Pour ce faire, il faut considérer le dénouement car c’est à ce moment que l’expérience est totale et que l’impact de l’histoire que l’on vient de lire ou de voir est le plus effectif.

La fin de Quand Harry rencontre Sally

Le scénario se termine lorsque Sally et Harry ont obtenu exactement ce qu’ils voulaient. Tous deux ont passé plus de dix ans en rencontres et autres flirts plus ou moins réussis mais sans jamais trouver ce qu’ils voulaient vraiment, c’est-à-dire quelqu’un qui les aiment pour leurs imperfections et les aident à se libérer de leurs peurs et de leurs angoisses afin de leur permettre de connaître enfin la sérénité à l’image de ces couples qui viennent témoigner de ci de là dans le cours de l’histoire de leurs véritables histoires d’amour.
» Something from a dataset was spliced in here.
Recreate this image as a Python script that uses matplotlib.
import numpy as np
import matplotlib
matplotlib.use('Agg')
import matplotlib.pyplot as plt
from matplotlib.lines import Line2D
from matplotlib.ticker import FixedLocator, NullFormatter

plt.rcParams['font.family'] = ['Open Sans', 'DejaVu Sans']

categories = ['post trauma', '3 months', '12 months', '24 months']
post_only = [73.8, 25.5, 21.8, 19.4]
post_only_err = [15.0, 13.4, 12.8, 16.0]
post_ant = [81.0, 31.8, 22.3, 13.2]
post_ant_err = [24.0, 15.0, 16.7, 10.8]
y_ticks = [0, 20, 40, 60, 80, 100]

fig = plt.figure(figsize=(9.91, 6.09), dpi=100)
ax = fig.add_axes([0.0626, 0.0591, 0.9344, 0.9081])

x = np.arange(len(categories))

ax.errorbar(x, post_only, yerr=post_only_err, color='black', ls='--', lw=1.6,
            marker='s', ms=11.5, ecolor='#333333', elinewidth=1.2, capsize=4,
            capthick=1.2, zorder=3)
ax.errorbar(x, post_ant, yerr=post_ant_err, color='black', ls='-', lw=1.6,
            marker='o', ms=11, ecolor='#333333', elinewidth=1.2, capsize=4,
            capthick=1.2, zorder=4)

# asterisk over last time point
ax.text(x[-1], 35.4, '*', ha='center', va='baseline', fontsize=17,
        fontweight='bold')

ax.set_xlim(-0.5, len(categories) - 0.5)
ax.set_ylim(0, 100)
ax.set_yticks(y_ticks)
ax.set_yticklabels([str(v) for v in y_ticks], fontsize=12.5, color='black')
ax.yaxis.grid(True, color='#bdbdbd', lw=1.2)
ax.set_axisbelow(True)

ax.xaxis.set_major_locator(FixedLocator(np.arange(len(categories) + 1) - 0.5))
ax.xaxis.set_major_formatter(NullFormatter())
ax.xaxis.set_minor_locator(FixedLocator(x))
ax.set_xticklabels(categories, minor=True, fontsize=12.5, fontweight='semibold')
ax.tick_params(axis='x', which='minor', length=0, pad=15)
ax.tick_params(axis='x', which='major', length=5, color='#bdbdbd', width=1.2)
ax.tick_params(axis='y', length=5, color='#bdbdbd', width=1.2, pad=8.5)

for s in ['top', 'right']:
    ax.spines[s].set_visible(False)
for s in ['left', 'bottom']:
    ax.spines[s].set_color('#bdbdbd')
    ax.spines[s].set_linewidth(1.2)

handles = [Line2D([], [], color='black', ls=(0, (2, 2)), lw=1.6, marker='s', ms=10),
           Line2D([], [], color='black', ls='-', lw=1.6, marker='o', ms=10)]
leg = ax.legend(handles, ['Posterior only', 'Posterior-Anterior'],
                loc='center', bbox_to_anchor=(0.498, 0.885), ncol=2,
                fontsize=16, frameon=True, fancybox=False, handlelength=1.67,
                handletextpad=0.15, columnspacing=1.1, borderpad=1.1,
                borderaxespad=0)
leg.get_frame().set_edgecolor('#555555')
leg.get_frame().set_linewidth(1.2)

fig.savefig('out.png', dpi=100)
A la toute dernière séquence, Sally et Harry s’assoient sur ce même canapé et nous racontent leur mariage. Cette conclusion emporte avec elle un sentiment de complétude et c’est précisément cette satisfaction que le lecteur ressent.

Et c’est bien cette satisfaction du lecteur que nous devons rechercher si l’on opte pour un modèle de scénario comme celui de Quand Harry rencontre Sally. Nous pourrions nommer cet effet comme une romantique satisfaction.

Le monde de l’histoire

Le monde de l’histoire est la seconde étape à mettre en pratique lorsqu’on étudie un modèle de scénario ou bien lorsqu’on écrit son propre projet. Connaître le dénouement de son histoire, cela a l’avantage de baliser le chemin pour l’intrigue. On sait où l’on va.
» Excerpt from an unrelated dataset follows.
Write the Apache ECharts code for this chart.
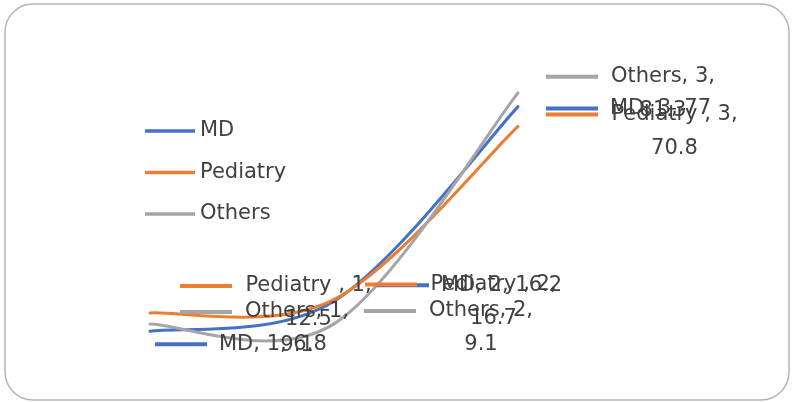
<!DOCTYPE html>
<html>
<head>
<meta charset="utf-8">
<script src="https://cdn.jsdelivr.net/npm/echarts@6/dist/echarts.min.js"></script>
<style>
  html, body { margin: 0; padding: 0; background: #ffffff; }
  #chart { width: 794px; height: 402px; }
</style>
</head>
<body>
<div id="chart"></div>
<script>
// Categories and series values
const categories = ['1', '2', '3'];
const seriesNames = ['MD', 'Pediatry ', 'Others'];
const mdValues = [6.8, 16.2, 77];
const pediatryValues = [12.5, 16.7, 70.8];
const othersValues = [9.1, 9.1, 81.3];

const seriesValues = [mdValues, pediatryValues, othersValues];
const colors = ['#4472C4', '#ED7D31', '#A5A5A5'];

// Label block placement relative to each point (top-left of key + text), px
const labelOffsets = [
  [[6, -3], [44, -32], [29, -14]],
  [[31, -43], [32, -31], [29, -28]],
  [[31, -28], [31, -29], [29, -32]]
];
// Whether the value drops to a second line under the label text
const wrapValue = [false, true, true];

const FONT_FAMILY = 'DejaVu Sans';
const FONT_SIZE = 21;
const TEXT_COLOR = '#404040';
const KEY_W = 52, KEY_GAP = 12;
const LINE_W = 3;

const measureCtx = document.createElement('canvas').getContext('2d');
measureCtx.font = FONT_SIZE + 'px "' + FONT_FAMILY + '"';
const textWidth = s => Math.ceil(measureCtx.measureText(s).width);

function buildLabel(si, ci) {
  const v = seriesValues[si][ci];
  const head = seriesNames[si] + ', ' + categories[ci] + ',';
  const rich = {
    k: { width: KEY_W, height: 4, backgroundColor: colors[si] },
    g: { width: KEY_GAP },
    s: { width: KEY_W + KEY_GAP }
  };
  let formatter;
  if (wrapValue[si]) {
    const W = Math.max(textWidth(head), textWidth(String(v))) + 2;
    rich.t = { width: W, align: 'center' };
    formatter = '{k|}{g|}{t|' + head + '}\n{s|}{t|' + v + '}';
  } else {
    rich.u = {};
    formatter = '{k|}{g|}{u|' + head + ' ' + v + '}';
  }
  return {
    show: true,
    position: labelOffsets[si][ci],
    align: 'left',
    verticalAlign: 'top',
    formatter: formatter,
    rich: rich
  };
}

// Smoothed curve segment between point i and i+1 (cardinal spline, 1/6 tangents)
function makeCurveRenderer(color) {
  return function (params, api) {
    const n = params.dataInsideLength;
    const i = params.dataIndexInside;
    if (i >= n - 1) return null;
    const pt = j => api.coord([api.value(0, j), api.value(1, j)]);
    const p0 = pt(Math.max(i - 1, 0));
    const p1 = pt(i);
    const p2 = pt(i + 1);
    const p3 = pt(Math.min(i + 2, n - 1));
    return {
      type: 'bezierCurve',
      shape: {
        x1: p1[0], y1: p1[1],
        x2: p2[0], y2: p2[1],
        cpx1: p1[0] + (p2[0] - p0[0]) / 6,
        cpy1: p1[1] + (p2[1] - p0[1]) / 6,
        cpx2: p2[0] - (p3[0] - p1[0]) / 6,
        cpy2: p2[1] - (p3[1] - p1[1]) / 6
      },
      style: { fill: null, stroke: color, lineWidth: LINE_W, lineCap: 'round' }
    };
  };
}

const labelSeries = seriesNames.map((name, si) => ({
  name: name,
  type: 'line',
  z: 3,
  symbol: 'circle',
  symbolSize: 2,
  showSymbol: true,
  color: colors[si],
  itemStyle: { color: colors[si] },
  lineStyle: { width: LINE_W, color: colors[si], opacity: 0 },
  label: {
    show: true,
    color: TEXT_COLOR,
    fontFamily: FONT_FAMILY,
    fontSize: FONT_SIZE,
    lineHeight: 34
  },
  emphasis: { disabled: true },
  data: seriesValues[si].map((v, ci) => ({ value: v, label: buildLabel(si, ci) }))
}));

const curveSeries = seriesNames.map((name, si) => ({
  name: name,
  type: 'custom',
  z: 2,
  color: colors[si],
  encode: { x: 0, y: 1 },
  renderItem: makeCurveRenderer(colors[si]),
  emphasis: { disabled: true },
  data: seriesValues[si].map((v, ci) => [ci, v])
}));

const chart = echarts.init(document.getElementById('chart'), null, { renderer: 'canvas' });
chart.setOption({
  animation: false,
  backgroundColor: '#ffffff',
  graphic: [{
    type: 'rect',
    silent: true,
    z: -10,
    shape: { x: 5, y: 4, width: 784, height: 396, r: 28 },
    style: { fill: 'none', stroke: '#b4b4b4', lineWidth: 1.5 }
  }],
  legend: {
    orient: 'vertical',
    left: 145,
    top: 120,
    padding: 0,
    icon: 'rect',
    itemWidth: 50,
    itemHeight: 3.5,
    itemGap: 19.5,
    selectedMode: false,
    textStyle: { color: TEXT_COLOR, fontFamily: FONT_FAMILY, fontSize: FONT_SIZE, lineHeight: 22 },
    data: seriesNames
  },
  grid: { left: 150, right: 276, top: 33, bottom: 49, outerBoundsMode: 'none' },
  xAxis: { type: 'category', data: categories, boundaryGap: false, show: false },
  yAxis: { type: 'value', min: 0, max: 100, show: false },
  tooltip: { show: false },
  series: labelSeries.concat(curveSeries)
});
</script>
</body>
</html>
Ensuite, les personnages évolueront dans des situations et des circonstances qui dépendent étroitement du monde où ces événements se produiront. Il semble logique de consacrer du temps à définir ce monde avant d’aller plus loin dans l’élaboration d’autres éléments dramatiques comme le développement des personnages ou des relations qu’ils entretiennent.

Nous avons dit que la comédie était semblable à la tragédie en ce sens que les personnages ne peuvent changer la règle du monde qu’ils commencent par refuser. Comme nous avons interprété le dénouement par une règle du monde, il est logique de remonter jusqu’à la séquence d’ouverture (qui peut être un prologue ou bien la première scène avec l’introduction du personnage principal) comme seconde étape de notre réflexion.
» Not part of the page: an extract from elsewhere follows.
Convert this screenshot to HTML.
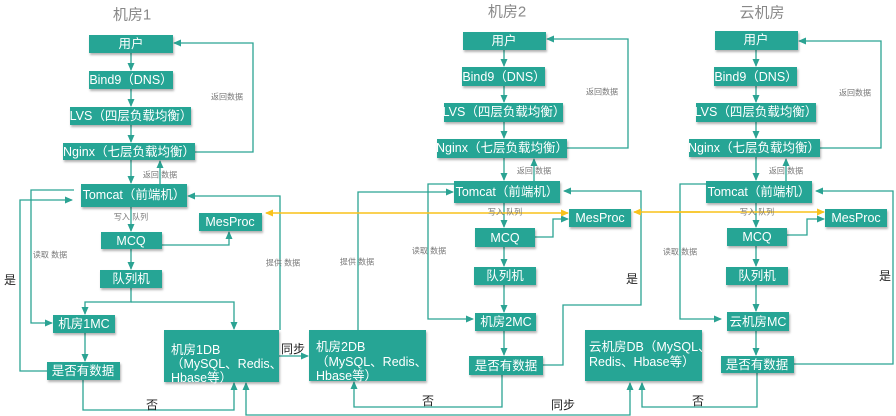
<!DOCTYPE html>
<html><head><meta charset="utf-8"><style>
body{margin:0;background:#fff;}
svg{display:block;font-family:"Liberation Sans","Noto Sans CJK SC",sans-serif;}
.b{fill:#26a595;filter:url(#sh);}
.t{fill:#fff;font-size:12.5px;text-anchor:middle;dominant-baseline:central;}
.tl{fill:#fff;font-size:12.5px;dominant-baseline:central;}
.l{fill:none;stroke:#2ba393;stroke-width:1.3;}
.y{fill:none;stroke:#f8c21c;stroke-width:1.5;}
.s{fill:#777;font-size:8px;text-anchor:middle;dominant-baseline:central;}
.k{fill:#222;font-size:12px;text-anchor:middle;dominant-baseline:central;}
.h{fill:#888;font-size:15px;text-anchor:middle;dominant-baseline:central;}
</style></head><body>
<svg width="896" height="416" viewBox="0 0 896 416">
<defs>
<filter id="sh" x="-10%" y="-10%" width="130%" height="140%"><feDropShadow dx="1" dy="2" stdDeviation="1" flood-color="#000" flood-opacity="0.3"/></filter>
<marker id="a" markerWidth="8" markerHeight="8" refX="7" refY="4" orient="auto" markerUnits="userSpaceOnUse"><path d="M0,0.5 L8,4 L0,7.5z" fill="#2ba393"/></marker>
<marker id="ay" markerWidth="8" markerHeight="8" refX="7" refY="4" orient="auto" markerUnits="userSpaceOnUse"><path d="M0,0.5 L8,4 L0,7.5z" fill="#f8c21c"/></marker>
</defs>

<!-- titles -->
<text class="h" x="132" y="15">机房1</text>
<text class="h" x="507" y="12">机房2</text>
<text class="h" x="762" y="13">云机房</text>

<!-- ===== column 1 lines ===== -->
<path class="l" d="M131,53V70" marker-end="url(#a)"/>
<path class="l" d="M131,89V106" marker-end="url(#a)"/>
<path class="l" d="M131,125V142" marker-end="url(#a)"/>
<path class="l" d="M131,160V183" marker-end="url(#a)"/>
<path class="l" d="M160,184V161" marker-end="url(#a)"/>
<path class="l" d="M195,152H253V43H174" marker-end="url(#a)"/>
<path class="l" d="M131,207V231" marker-end="url(#a)"/>
<path class="l" d="M162,245H229V232" marker-end="url(#a)"/>
<path class="l" d="M131,249V269" marker-end="url(#a)"/>
<path class="l" d="M131,288V302H85V314" marker-end="url(#a)"/>
<path class="l" d="M131,302H234V329" marker-end="url(#a)"/>
<path class="l" d="M85,333V361" marker-end="url(#a)"/>
<path class="l" d="M83,380V410H234V383" marker-end="url(#a)"/>
<path class="l" d="M74,190H31V323H52" marker-end="url(#a)"/>
<path class="l" d="M47,371H20V200H72" marker-end="url(#a)"/>
<path class="l" d="M280,330V196H188" marker-end="url(#a)"/>
<path class="l" d="M279,356H308" marker-end="url(#a)"/>

<!-- ===== column 2 lines ===== -->
<path class="l" d="M504,50V66" marker-end="url(#a)"/>
<path class="l" d="M504,86V102" marker-end="url(#a)"/>
<path class="l" d="M504,122V138" marker-end="url(#a)"/>
<path class="l" d="M504,158V180" marker-end="url(#a)"/>
<path class="l" d="M534,181V159" marker-end="url(#a)"/>
<path class="l" d="M567,148H628V39H547" marker-end="url(#a)"/>
<path class="l" d="M504,203V227" marker-end="url(#a)"/>
<path class="l" d="M535,237H553V219H568" marker-end="url(#a)"/>
<path class="l" d="M504,247V266" marker-end="url(#a)"/>
<path class="l" d="M504,285V312" marker-end="url(#a)"/>
<path class="l" d="M504,331V355" marker-end="url(#a)"/>
<path class="l" d="M454,184H428V319H473" marker-end="url(#a)"/>
<path class="l" d="M358,330V192H453" marker-end="url(#a)"/>
<path class="l" d="M543,365H563V305H641V191H564" marker-end="url(#a)"/>
<path class="l" d="M502,375V407H354V382" marker-end="url(#a)"/>

<!-- ===== column 3 lines ===== -->
<path class="l" d="M756,50V66" marker-end="url(#a)"/>
<path class="l" d="M756,86V102" marker-end="url(#a)"/>
<path class="l" d="M756,122V138" marker-end="url(#a)"/>
<path class="l" d="M756,157V180" marker-end="url(#a)"/>
<path class="l" d="M786,181V159" marker-end="url(#a)"/>
<path class="l" d="M820,148H881V41H799" marker-end="url(#a)"/>
<path class="l" d="M756,203V227" marker-end="url(#a)"/>
<path class="l" d="M787,235H807V219H824" marker-end="url(#a)"/>
<path class="l" d="M756,246V266" marker-end="url(#a)"/>
<path class="l" d="M756,285V311" marker-end="url(#a)"/>
<path class="l" d="M756,331V355" marker-end="url(#a)"/>
<path class="l" d="M706,184H680V319H721" marker-end="url(#a)"/>
<path class="l" d="M794,364H893V191H816" marker-end="url(#a)"/>
<path class="l" d="M757,373V407H642V383" marker-end="url(#a)"/>
<path class="l" d="M630,390V415H246V383" marker-end="url(#a)"/>
<path class="l" d="M630,392V383" marker-end="url(#a)"/>

<!-- yellow -->
<path class="y" d="M330,213H266" marker-end="url(#ay)"/>
<path class="y" d="M300,213H568" marker-end="url(#ay)"/>
<path class="y" d="M700,212H634" marker-end="url(#ay)"/>
<path class="y" d="M660,212H824" marker-end="url(#ay)"/>

<!-- ===== boxes col 1 ===== -->
<rect class="b" x="89" y="35" width="84" height="18"/><text class="t" x="131" y="44">用户</text>
<rect class="b" x="89" y="71" width="84" height="18"/><text class="t" x="131" y="80">Bind9（DNS）</text>
<rect class="b" x="70" y="107" width="121" height="18"/><text class="t" x="131" y="116">LVS（四层负载均衡）</text>
<rect class="b" x="63" y="143" width="132" height="17"/><text class="t" x="129" y="152">Nginx（七层负载均衡）</text>
<rect class="b" x="81" y="184" width="106" height="23"/><text class="t" x="134" y="195">Tomcat（前端机）</text>
<rect class="b" x="199" y="213" width="63" height="18"/><text class="t" x="230" y="222">MesProc</text>
<rect class="b" x="101" y="232" width="61" height="17"/><text class="t" x="131" y="241">MCQ</text>
<rect class="b" x="100" y="270" width="62" height="18"/><text class="t" x="131" y="279">队列机</text>
<rect class="b" x="53" y="315" width="62" height="18"/><text class="t" x="84" y="324">机房1MC</text>
<rect class="b" x="47" y="362" width="73" height="18"/><text class="t" x="83" y="371">是否有数据</text>
<rect class="b" x="164" y="330" width="115" height="52"/>
<text class="tl" x="171" y="350">机房1DB</text><text class="tl" x="171" y="364">（MySQL、Redis、</text><text class="tl" x="171" y="378">Hbase等）</text>

<!-- ===== boxes col 2 ===== -->
<rect class="b" x="463" y="32" width="83" height="18"/><text class="t" x="504" y="41">用户</text>
<rect class="b" x="462" y="67" width="83" height="19"/><text class="t" x="504" y="77">Bind9（DNS）</text>
<rect class="b" x="444" y="103" width="119" height="19"/><text class="t" x="504" y="112">LVS（四层负载均衡）</text>
<rect class="b" x="437" y="139" width="130" height="19"/><text class="t" x="502" y="148">Nginx（七层负载均衡）</text>
<rect class="b" x="454" y="181" width="106" height="22"/><text class="t" x="507" y="192">Tomcat（前端机）</text>
<rect class="b" x="569" y="209" width="62" height="18"/><text class="t" x="600" y="218">MesProc</text>
<rect class="b" x="475" y="228" width="60" height="19"/><text class="t" x="505" y="238">MCQ</text>
<rect class="b" x="474" y="267" width="62" height="18"/><text class="t" x="505" y="276">队列机</text>
<rect class="b" x="475" y="313" width="61" height="18"/><text class="t" x="506" y="322">机房2MC</text>
<rect class="b" x="469" y="356" width="74" height="19"/><text class="t" x="506" y="366">是否有数据</text>
<rect class="b" x="309" y="330" width="117" height="51"/>
<text class="tl" x="316" y="347">机房2DB</text><text class="tl" x="316" y="362">（MySQL、Redis、</text><text class="tl" x="316" y="376">Hbase等）</text>

<!-- ===== boxes col 3 ===== -->
<rect class="b" x="715" y="31" width="83" height="19"/><text class="t" x="756" y="40">用户</text>
<rect class="b" x="714" y="67" width="83" height="19"/><text class="t" x="756" y="77">Bind9（DNS）</text>
<rect class="b" x="696" y="103" width="120" height="19"/><text class="t" x="756" y="112">LVS（四层负载均衡）</text>
<rect class="b" x="689" y="139" width="131" height="18"/><text class="t" x="754" y="148">Nginx（七层负载均衡）</text>
<rect class="b" x="706" y="181" width="106" height="22"/><text class="t" x="759" y="192">Tomcat（前端机）</text>
<rect class="b" x="825" y="209" width="62" height="18"/><text class="t" x="856" y="218">MesProc</text>
<rect class="b" x="727" y="228" width="60" height="18"/><text class="t" x="757" y="237">MCQ</text>
<rect class="b" x="726" y="267" width="62" height="18"/><text class="t" x="757" y="276">队列机</text>
<rect class="b" x="727" y="312" width="62" height="19"/><text class="t" x="758" y="322">云机房MC</text>
<rect class="b" x="721" y="356" width="73" height="17"/><text class="t" x="757" y="365">是否有数据</text>
<rect class="b" x="585" y="330" width="117" height="51"/>
<text class="tl" x="589" y="347">云机房DB（MySQL、</text><text class="tl" x="589" y="362">Redis、Hbase等）</text>

<!-- small labels -->
<text class="s" x="227" y="97">返回数据</text>
<text class="s" x="160" y="175">返回 数据</text>
<text class="s" x="131" y="217">写入 队列</text>
<text class="s" x="50" y="255">读取 数据</text>
<text class="s" x="283" y="263">提供 数据</text>
<text class="s" x="602" y="92">返回数据</text>
<text class="s" x="534" y="171">返回 数据</text>
<text class="s" x="505" y="212">写入 队列</text>
<text class="s" x="429" y="251">读取 数据</text>
<text class="s" x="357" y="262">提供 数据</text>
<text class="s" x="855" y="93">返回数据</text>
<text class="s" x="786" y="171">返回 数据</text>
<text class="s" x="757" y="212">写入 队列</text>
<text class="s" x="680" y="252">读取 数据</text>

<text class="k" x="10" y="280">是</text>
<text class="k" x="152" y="405">否</text>
<text class="k" x="293" y="349">同步</text>
<text class="k" x="632" y="279">是</text>
<text class="k" x="428" y="401">否</text>
<text class="k" x="563" y="405">同步</text>
<text class="k" x="885" y="276">是</text>
<text class="k" x="698" y="401">否</text>
</svg>
</body></html>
Nous avons vu dans l’étude du Parrain qu’il était normal alors que la dernière séquence soit symétrique à la première séquence pour signifier cette convention de la tragédie.

Pour la comédie, il n’y a aucune raison de ne pas se conformer aussi à cette norme puisque les personnages ne peuvent changer la règle du monde (ce sont en fait les conséquences de cet état de fait qui importent). Comme l’indique le début et le dénouement :

scénario

 

Il est important d’établir le plus rapidement possible la règle du monde dans l’esprit du lecteur. La séquence d’ouverture (que l’on peut comparer ici à un prologue) met en place très clairement ce que sera cette règle.

Que pouvons-nous interpréter de cette déclaration ? Que l’amour semble être un rêve impossible et fou mais qu’il est pourtant bien réel et peut durer à jamais.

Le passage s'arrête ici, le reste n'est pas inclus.